Поэтому мое истинное место – монастырь. Но я не могу себе представить, что придется жить без математики, без науки. Итак, мне надо создать собственную келью – с математикой, с свободой духа и миром. Я думаю, что тут-то и есть истинное место для меня.

В «Фаусте» роль Мефистофеля совершенно нетаинственная, нечудесная. Она вся есть поэтическая персонификация естественного направления в человеке. <…> В великих поэтических произведениях великие образы, создаваемые гением, имеют свое великое значение для нас именно потому, что за ними мы видим действительную жизнь. Функция Мефистофеля уже необходимо существовала в «Фаусте» и до появления на сцене самого Мефистофеля; для появления Мефистофеля нужно было твердое образование по закону необходимости на координатных осях действительности. Произведение поэтическое тем выше, чем менее случайности в его образах и действиях. Тем интереснее для нас действие, чем более участия возбуждает в нас его течение, т. е. чем более мы понимаем его по закону необходимости.

Очень трудная задача решить, какая общественная функция тебе естественно предназначена; это тот вопрос, который нас так тяготит при так называемом «выборе карьеры».

Естественная необходимость в физической стороне моей жизни и нравственный закон – нравственная необходимость – в моих отношениях с мне подобными являются для меня вместе чем-то единым. Однако не есть ли это лишь случайный результат влияний исторических воззрений и обстоятельств? Если удастся из естественной необходимости необходимо вывести нравственную – это будет важным элементом в так называемом «космологическом доказательстве Бытия Божия».

О себе могу сказать, что усиленно занят сочинением, наслаждаюсь работой, но и страшусь несколько огромного объема этой работы.

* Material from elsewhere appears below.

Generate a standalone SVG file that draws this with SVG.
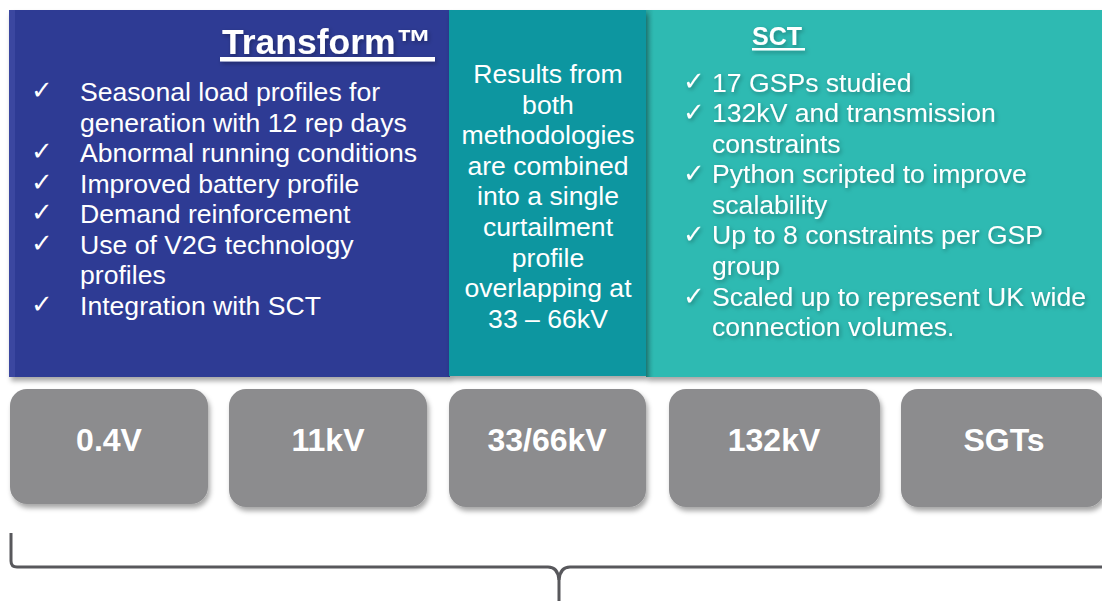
<svg xmlns="http://www.w3.org/2000/svg" width="1102" height="601" viewBox="0 0 1102 601">
<defs>
<style>
.body{font-family:"Liberation Sans",Arial,sans-serif;font-size:26.6px;fill:#fff}
.chk{font-family:"DejaVu Sans",sans-serif;font-size:26px;fill:#fff}
.ttl{font-family:"Liberation Sans",Arial,sans-serif;font-weight:bold;fill:#fff}
.box{fill:#8c8c8e}
.lbl{font-family:"Liberation Sans",Arial,sans-serif;font-weight:bold;font-size:32px;fill:#fff;text-anchor:middle}
.brace{fill:none;stroke:#58585c;stroke-width:3;stroke-linejoin:round}
</style>
<filter id="sh" x="-5%" y="-5%" width="110%" height="115%">
<feDropShadow dx="2" dy="4" stdDeviation="2.5" flood-color="#000" flood-opacity="0.35"/>
</filter>
<filter id="tsh" x="-10%" y="-20%" width="120%" height="150%">
<feDropShadow dx="1.5" dy="2" stdDeviation="2" flood-color="#000" flood-opacity="0.3"/>
</filter>
<linearGradient id="edge" x1="0" x2="1" y1="0" y2="0">
<stop offset="0" stop-color="#000" stop-opacity="0.12"/>
<stop offset="1" stop-color="#000" stop-opacity="0"/>
</linearGradient>
</defs>
<rect width="1102" height="601" fill="#fff"/>

<g id="transform-panel">
<rect x="9" y="10" width="441" height="367" fill="#2e3a94" filter="url(#sh)"/>
<rect x="9" y="10" width="6" height="367" fill="#4450a8" opacity="0.6"/>
<g filter="url(#tsh)">
<text class="ttl" x="222" y="54" font-size="35.5">Transform<tspan font-size="35" dx="1">™</tspan></text>
<rect x="220" y="57" width="215" height="4.5" fill="#fff"/>
</g>
<g class="chk">
<text x="31" y="99">✓</text>
<text x="31" y="160">✓</text>
<text x="31" y="191">✓</text>
<text x="31" y="221">✓</text>
<text x="31" y="252">✓</text>
<text x="31" y="313">✓</text>
</g>
<g class="body">
<text x="80" y="101">Seasonal load profiles for</text>
<text x="80" y="131.5">generation with 12 rep days</text>
<text x="80" y="162">Abnormal running conditions</text>
<text x="80" y="192.5">Improved battery profile</text>
<text x="80" y="223">Demand reinforcement</text>
<text x="80" y="253.5">Use of V2G technology</text>
<text x="80" y="284">profiles</text>
<text x="80" y="314.5">Integration with SCT</text>
</g>
</g>

<g id="sct-panel">
<rect x="646" y="10" width="460" height="367" fill="#2dbab2" filter="url(#sh)"/>
<rect x="646" y="10" width="8" height="367" fill="url(#edge)"/>
<g filter="url(#tsh)">
<text class="ttl" x="752" y="45" font-size="25">SCT</text>
<rect x="752" y="48" width="53" height="2.5" fill="#fff"/>
</g>
<g filter="url(#tsh)">
<g class="chk">
<text x="683" y="90">✓</text>
<text x="683" y="120.5">✓</text>
<text x="683" y="182">✓</text>
<text x="683" y="243">✓</text>
<text x="683" y="304.5">✓</text>
</g>
<g class="body">
<text x="712" y="91.5">17 GSPs studied</text>
<text x="712" y="122">132kV and transmission</text>
<text x="712" y="152.6">constraints</text>
<text x="712" y="183.2">Python scripted to improve</text>
<text x="712" y="213.8">scalability</text>
<text x="712" y="244.4">Up to 8 constraints per GSP</text>
<text x="712" y="275">group</text>
<text x="712" y="305.6">Scaled up to represent UK wide</text>
<text x="712" y="336.2">connection volumes.</text>
</g>
</g>
</g>

<g id="combined-panel">
<rect x="449" y="10" width="197" height="366" fill="#0a96a0" filter="url(#sh)"/>
<g class="body" text-anchor="middle">
<text x="548" y="83">Results from</text>
<text x="548" y="113.6">both</text>
<text x="548" y="144.2">methodologies</text>
<text x="548" y="174.8">are combined</text>
<text x="548" y="205.4">into a single</text>
<text x="548" y="236">curtailment</text>
<text x="548" y="266.6">profile</text>
<text x="548" y="297.2">overlapping at</text>
<text x="548" y="327.8">33 – 66kV</text>
</g>
</g>

<g id="box-04v">
<rect class="box" x="10" y="389" width="198" height="115" rx="17" filter="url(#sh)"/>
<text class="lbl" x="109" y="451">0.4V</text>
</g>
<g id="box-11kv">
<rect class="box" x="229" y="389" width="198" height="118" rx="17" filter="url(#sh)"/>
<text class="lbl" x="328" y="451">11kV</text>
</g>
<g id="box-3366kv">
<rect class="box" x="449" y="389" width="197" height="118" rx="17" filter="url(#sh)"/>
<text class="lbl" x="547" y="451">33/66kV</text>
</g>
<g id="box-132kv">
<rect class="box" x="669" y="389" width="211" height="118" rx="17" filter="url(#sh)"/>
<text class="lbl" x="774" y="451">132kV</text>
</g>
<g id="box-sgts">
<rect class="box" x="901" y="389" width="203" height="118" rx="17" filter="url(#sh)"/>
<text class="lbl" x="1004" y="451">SGTs</text>
</g>

<g id="connectors">
<path class="brace" d="M11 533 L11 561 Q11 567 17 567 L548 567 Q558 567 559 580 L559 601"/>
<path class="brace" d="M1104 567 L570 567 Q560 567 559 580"/>
</g>
</svg>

Космологическое доказательство как доказательство Бытия Божия – тою же самою мыслью, которою занимается наука о природе. Поэтому и критиковать это доказательство надо этой же мыслью. Против этого говорят, что теологические доказательства не суть доказательства в математическом смысле этого слова. Но тогда – они и не научные, и о них не стоит толковать. Мы отнеслись к ним именно как к доказательствам в полном и строгом смысле этого слова, и будем критиковать их, как такие.